Set down the data below from its first line to the line holding "import pandas as pd", inclusive; omit all pictures.

-- start Data section --

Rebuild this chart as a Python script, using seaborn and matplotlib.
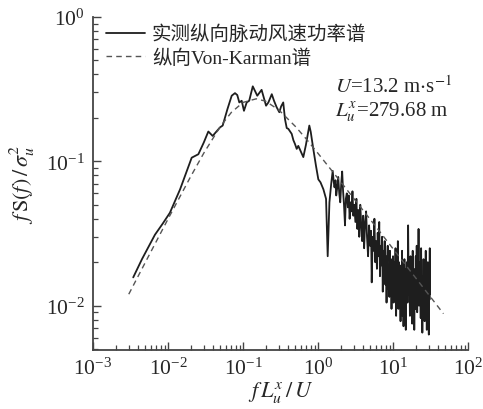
import matplotlib
matplotlib.use("Agg")
import matplotlib.pyplot as plt
import seaborn as sns
import numpy as np
import pandas as pd

freq_meas = [0.00344, 0.0045, 0.0067, 0.0085, 0.0106, 0.0145, 0.0207, 0.0254, 0.030, 0.0345,
             0.0394, 0.0494, 0.0536, 0.062, 0.0707, 0.0782, 0.0839, 0.0893, 0.0961, 0.103,
             0.112, 0.121, 0.135, 0.1445, 0.155, 0.177, 0.203, 0.218, 0.242, 0.259,
             0.281, 0.305, 0.322, 0.344, 0.363, 0.383, 0.402, 0.446, 0.47, 0.493,
             0.52, 0.546, 0.6, 0.637, 0.69, 0.766, 0.80, 0.865, 0.94, 1.01,
             1.08, 1.18, 1.28, 1.346, 1.42, 1.5, 1.57, 1.62, 1.66, 1.71,
             1.75, 1.8, 1.86, 1.92, 1.98, 2.04, 2.1, 2.16, 2.22, 2.29,
             2.35, 2.42, 2.5, 2.57, 2.64, 2.72, 2.8, 2.88, 2.96, 3.05,
             3.15, 3.25, 3.35, 3.45, 3.55, 3.66, 3.77, 3.88, 4.0, 4.12,
             4.25, 4.38, 4.5, 4.65, 4.8, 4.95, 5.1, 5.2, 5.35, 5.5,
             5.65, 5.8, 5.95, 6.1, 6.25, 6.4, 6.55, 6.7, 6.85, 7.0,
             7.15, 7.3, 7.45, 7.6, 7.75, 7.9, 8.05, 8.2, 8.35, 8.5,
             8.65, 8.8, 8.95, 9.1, 9.25, 9.4, 9.55, 9.7, 9.85, 10.0,
             10.2, 10.4, 10.6, 10.8, 11.0, 11.2, 11.4, 11.6, 11.8, 12.0,
             12.2, 12.4, 12.6, 12.8, 13.0, 13.2, 13.4, 13.6, 13.8, 14.0,
             14.2, 14.4, 14.6, 14.8, 15.0, 15.3, 15.6, 15.9, 16.2, 16.5,
             16.8, 17.1, 17.4, 17.7, 18.0, 18.3, 18.6, 18.9, 19.2, 19.5,
             19.8, 20.1, 20.4, 20.7, 21.0, 21.3, 21.6, 21.9, 22.2, 22.5,
             22.8, 23.1, 23.4, 23.7, 24.0, 24.3, 24.6, 24.9, 25.2, 25.5,
             25.8, 26.1, 26.4, 26.7, 27.0, 27.3, 27.6, 27.9, 28.2, 28.5,
             28.8, 29.1, 29.4, 29.7, 30.0, 30.3, 30.6, 30.9, 31.0]
spec_meas = [0.0157, 0.021, 0.031, 0.037, 0.044, 0.064, 0.106, 0.112, 0.135, 0.161,
             0.150, 0.172, 0.177, 0.23, 0.285, 0.297, 0.288, 0.256, 0.263, 0.224,
             0.256, 0.263, 0.331, 0.308, 0.285, 0.313, 0.243, 0.256, 0.292, 0.263,
             0.237, 0.219, 0.24, 0.256, 0.196, 0.17, 0.168, 0.155, 0.14, 0.132,
             0.122, 0.128, 0.115, 0.107, 0.13, 0.177, 0.16, 0.122, 0.093, 0.075,
             0.0715, 0.064, 0.055, 0.022, 0.052, 0.07, 0.086, 0.072, 0.066, 0.074,
             0.058, 0.065, 0.078, 0.06, 0.052, 0.07, 0.085, 0.062, 0.05, 0.036,
             0.055, 0.06, 0.048, 0.058, 0.04, 0.052, 0.045, 0.062, 0.042, 0.05,
             0.038, 0.055, 0.034, 0.046, 0.03, 0.05, 0.036, 0.028, 0.042, 0.025,
             0.038, 0.045, 0.03, 0.022, 0.036, 0.026, 0.033, 0.0145, 0.03, 0.024,
             0.04, 0.02, 0.028, 0.018, 0.032, 0.022, 0.038, 0.016, 0.026, 0.019,
             0.03, 0.0125, 0.024, 0.017, 0.028, 0.014, 0.022, 0.0105, 0.02, 0.026,
             0.013, 0.019, 0.0115, 0.024, 0.015, 0.021, 0.0095, 0.018, 0.013, 0.022,
             0.0105, 0.02, 0.014, 0.025, 0.0085, 0.018, 0.012, 0.028, 0.0095, 0.02,
             0.011, 0.016, 0.0078, 0.019, 0.012, 0.024, 0.0085, 0.017, 0.0072, 0.015,
             0.021, 0.0095, 0.018, 0.0068, 0.014, 0.02, 0.0105, 0.036, 0.012, 0.019,
             0.0085, 0.022, 0.011, 0.016, 0.0075, 0.024, 0.012, 0.018, 0.0068, 0.015,
             0.0095, 0.022, 0.0115, 0.026, 0.009, 0.017, 0.012, 0.034, 0.01, 0.02,
             0.0135, 0.018, 0.0082, 0.025, 0.011, 0.016, 0.0065, 0.014, 0.0095, 0.021,
             0.012, 0.017, 0.0078, 0.019, 0.011, 0.024, 0.0095, 0.015, 0.0068, 0.016,
             0.012, 0.02, 0.0085, 0.014, 0.0063, 0.018, 0.011, 0.025, 0.012]

# Von Karman longitudinal spectrum
freq_vk = [0.003, 0.005, 0.01, 0.02, 0.03, 0.05, 0.07, 0.1, 0.15, 0.2,
           0.3, 0.5, 0.7, 1.0, 2.0, 5.0, 10.0, 20.0, 47.0]
spec_vk = [0.0120, 0.0200, 0.0398, 0.0782, 0.114, 0.1746, 0.2185, 0.256, 0.2712, 0.2612,
           0.2272, 0.1744, 0.1425, 0.1136, 0.0723, 0.0394, 0.0248, 0.0156, 0.0088]

label_meas = "实测纵向脉动风速功率谱"
label_vk = "纵向Von-Karman谱"
x_ticks = [1e-3, 1e-2, 1e-1, 1e0, 1e1, 1e2]
y_ticks = [1e-2, 1e-1, 1e0]

sns.set_style("ticks")
plt.rcParams["font.family"] = ["Liberation Serif", "Noto Sans CJK SC"]
plt.rcParams["mathtext.fontset"] = "stix"

df_meas = pd.DataFrame({"f": freq_meas, "S": spec_meas})
df_vk = pd.DataFrame({"f": freq_vk, "S": spec_vk})

fig = plt.figure(figsize=(4.83, 4.10), dpi=100)
ax = fig.add_axes([0.1925, 0.1446, 0.7765, 0.8114])

sns.lineplot(data=df_meas, x="f", y="S", ax=ax, color="#1e1e1e", lw=1.3,
             estimator=None, sort=False, label=label_meas)
sns.lineplot(data=df_vk, x="f", y="S", ax=ax, color="#555555", lw=1.0,
             estimator=None, sort=False, label=label_vk, dashes=False)
ax.lines[1].set_linestyle((0, (4, 3)))

ax.set_xscale("log")
ax.set_yscale("log")
ax.set_xlim(1e-3, 1e2)
ax.set_ylim(0.00495, 1.0)
ax.set_xticks(x_ticks)
ax.set_yticks(y_ticks)

for s in ["top", "right"]:
    ax.spines[s].set_visible(False)
for s in ["left", "bottom"]:
    ax.spines[s].set_color("#444444")
    ax.spines[s].set_linewidth(1.3)

ax.tick_params(which="major", direction="in", length=6, width=1.0, color="#444444",
               labelsize=15.5, pad=6)
ax.tick_params(which="minor", direction="in", length=3.5, width=0.9, color="#444444")

ax.set_xlabel(r"$f\,L_u^x\,/\,U$", fontsize=16, labelpad=0)
ax.set_ylabel(r"$f\,\mathrm{S}(f)\,/\,\sigma_u^2$", fontsize=16, labelpad=6)

leg = ax.legend(loc="upper left", bbox_to_anchor=(0.015, 1.0), frameon=False,
                fontsize=14, handlelength=2.0, handletextpad=0.35,
                borderaxespad=0.0, labelspacing=0.25)
leg.get_lines()[1].set_linestyle((0, (4, 3)))

ax.text(0.645, 0.793, r"$U$=13.2 m$\cdot$s$^{-1}$", transform=ax.transAxes,
        fontsize=15, va="center", ha="left")
ax.text(0.645, 0.718, r"$L_u^x$=279.68 m", transform=ax.transAxes,
        fontsize=15, va="center", ha="left")

fig.savefig("out.png", dpi=100)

-- end Data section --

Task answer
Rebuild this chart as a Python script, using seaborn and matplotlib.
import matplotlib
matplotlib.use("Agg")
import matplotlib.pyplot as plt
import seaborn as sns
import numpy as np
import pandas as pd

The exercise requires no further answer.